Note: This article is written for web publishing in standard American English and focuses on practical, real-world ways to use a French press or cafetiere for better coffee, cold brew, and more.
A French press, also called a cafetiere, press pot, or coffee plunger, is one of those kitchen tools that looks fancy enough to impress guests but simple enough that it does not require a barista certificate, a lab coat, or a dramatic mustache. At its core, it is just a glass or stainless-steel container with a mesh plunger. Add coffee, add water, wait, press, pour. That is the basic idea. The magic is in the details.
Unlike drip coffee makers that rely on paper filters, a French press uses full immersion brewing. That means the coffee grounds sit directly in hot water, giving the drink a rich body, bold flavor, and heavier mouthfeel. The metal filter allows more coffee oils and fine particles into the cup, which is why French press coffee often tastes fuller than pour-over coffee. In other words, if drip coffee is a clean white shirt, French press coffee is a cozy sweater with personality.
The best part? A cafetiere is not a one-trick pony. You can use it for classic hot coffee, smooth cold brew, and even a few clever kitchen extras like frothing milk or brewing loose-leaf tea.
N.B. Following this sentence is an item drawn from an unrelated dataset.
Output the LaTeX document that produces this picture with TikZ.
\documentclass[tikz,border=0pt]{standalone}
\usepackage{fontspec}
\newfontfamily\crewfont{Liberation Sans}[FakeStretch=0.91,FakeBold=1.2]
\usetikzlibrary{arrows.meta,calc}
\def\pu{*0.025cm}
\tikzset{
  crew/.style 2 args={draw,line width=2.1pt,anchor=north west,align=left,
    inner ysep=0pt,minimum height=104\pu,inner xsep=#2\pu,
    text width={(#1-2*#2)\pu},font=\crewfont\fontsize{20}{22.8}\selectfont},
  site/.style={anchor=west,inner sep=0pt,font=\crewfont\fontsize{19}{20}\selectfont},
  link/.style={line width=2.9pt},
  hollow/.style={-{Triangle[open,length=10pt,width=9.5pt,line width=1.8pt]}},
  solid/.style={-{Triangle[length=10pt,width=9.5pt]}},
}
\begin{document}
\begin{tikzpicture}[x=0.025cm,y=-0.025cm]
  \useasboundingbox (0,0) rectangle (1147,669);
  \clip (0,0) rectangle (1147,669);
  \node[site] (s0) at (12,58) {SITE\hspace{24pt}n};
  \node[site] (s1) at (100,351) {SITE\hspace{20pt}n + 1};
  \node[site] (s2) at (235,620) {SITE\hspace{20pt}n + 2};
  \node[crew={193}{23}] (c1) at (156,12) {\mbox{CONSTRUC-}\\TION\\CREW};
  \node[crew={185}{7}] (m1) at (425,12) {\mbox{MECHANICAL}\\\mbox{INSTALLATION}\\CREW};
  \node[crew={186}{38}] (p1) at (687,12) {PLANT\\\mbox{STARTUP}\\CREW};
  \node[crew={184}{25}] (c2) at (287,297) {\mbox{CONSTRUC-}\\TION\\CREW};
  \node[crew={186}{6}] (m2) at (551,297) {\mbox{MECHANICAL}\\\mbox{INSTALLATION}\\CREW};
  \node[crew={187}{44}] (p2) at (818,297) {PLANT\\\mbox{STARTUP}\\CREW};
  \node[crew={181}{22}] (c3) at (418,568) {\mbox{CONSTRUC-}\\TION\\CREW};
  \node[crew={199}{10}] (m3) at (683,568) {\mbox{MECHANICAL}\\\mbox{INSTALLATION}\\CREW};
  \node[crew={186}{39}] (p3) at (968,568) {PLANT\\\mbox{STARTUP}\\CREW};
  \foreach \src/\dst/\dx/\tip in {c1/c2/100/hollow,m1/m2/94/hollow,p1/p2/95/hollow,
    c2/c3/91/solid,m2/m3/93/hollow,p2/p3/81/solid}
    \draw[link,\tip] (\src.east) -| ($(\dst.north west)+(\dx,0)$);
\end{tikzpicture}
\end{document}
Below are three smart ways to use a French press, with practical measurements, examples, troubleshooting tips, and enough coffee confidence to make your morning feel less like survival mode.
Way 1: Brew Classic Hot French Press Coffee
The most popular way to use a French press is also the reason it became a countertop classic: hot, full-bodied coffee. This method is ideal for people who enjoy a cup with depth, texture, and flavor that does not disappear behind milk or sugar. It works especially well with medium and dark roasts, but lighter roasts can shine too when you adjust the grind and water temperature carefully.
What You Need
- French press or cafetiere
- Fresh whole coffee beans
- Burr grinder, if available
- Hot filtered water
- Kitchen scale or measuring spoon
- Timer
- Wooden or silicone spoon
A scale gives the most consistent results, but do not panic if you do not own one. You can still make great coffee with measuring spoons. The goal is to create a reliable routine so your coffee tastes intentional instead of like a mysterious brown decision.
Best Coffee-to-Water Ratio for French Press
A reliable starting point is a ratio between 1:15 and 1:16. That means 1 gram of coffee for every 15 to 16 grams of water. For a standard 32-ounce French press, you can use about 55 to 60 grams of coffee with 850 to 900 grams of water. If you prefer measuring by volume, start with about 2 tablespoons of coarse ground coffee per 6 ounces of water, then adjust to taste.
Like stronger coffee? Use slightly more coffee, not a longer steep time. Longer steeping can pull out bitter flavors. Think of it like telling a long story at dinner: a little detail is charming, but too much and someone starts checking their phone.
Step-by-Step Hot French Press Method
- Preheat the press. Pour hot water into the empty French press, swirl it around, then discard it. This helps maintain temperature during brewing.
- Grind the coffee coarse. Aim for a texture similar to coarse sea salt or breadcrumbs. If the grind is too fine, the coffee may taste bitter and muddy.
- Add coffee grounds. Place the grounds into the warm press.
- Add hot water. Use water just off the boil, ideally around 195°F to 205°F. Pour evenly to saturate all grounds.
- Stir gently. A quick stir helps wet the grounds evenly and prevents dry pockets.
- Steep for about 4 minutes. Put the lid on with the plunger pulled up. Do not press yet.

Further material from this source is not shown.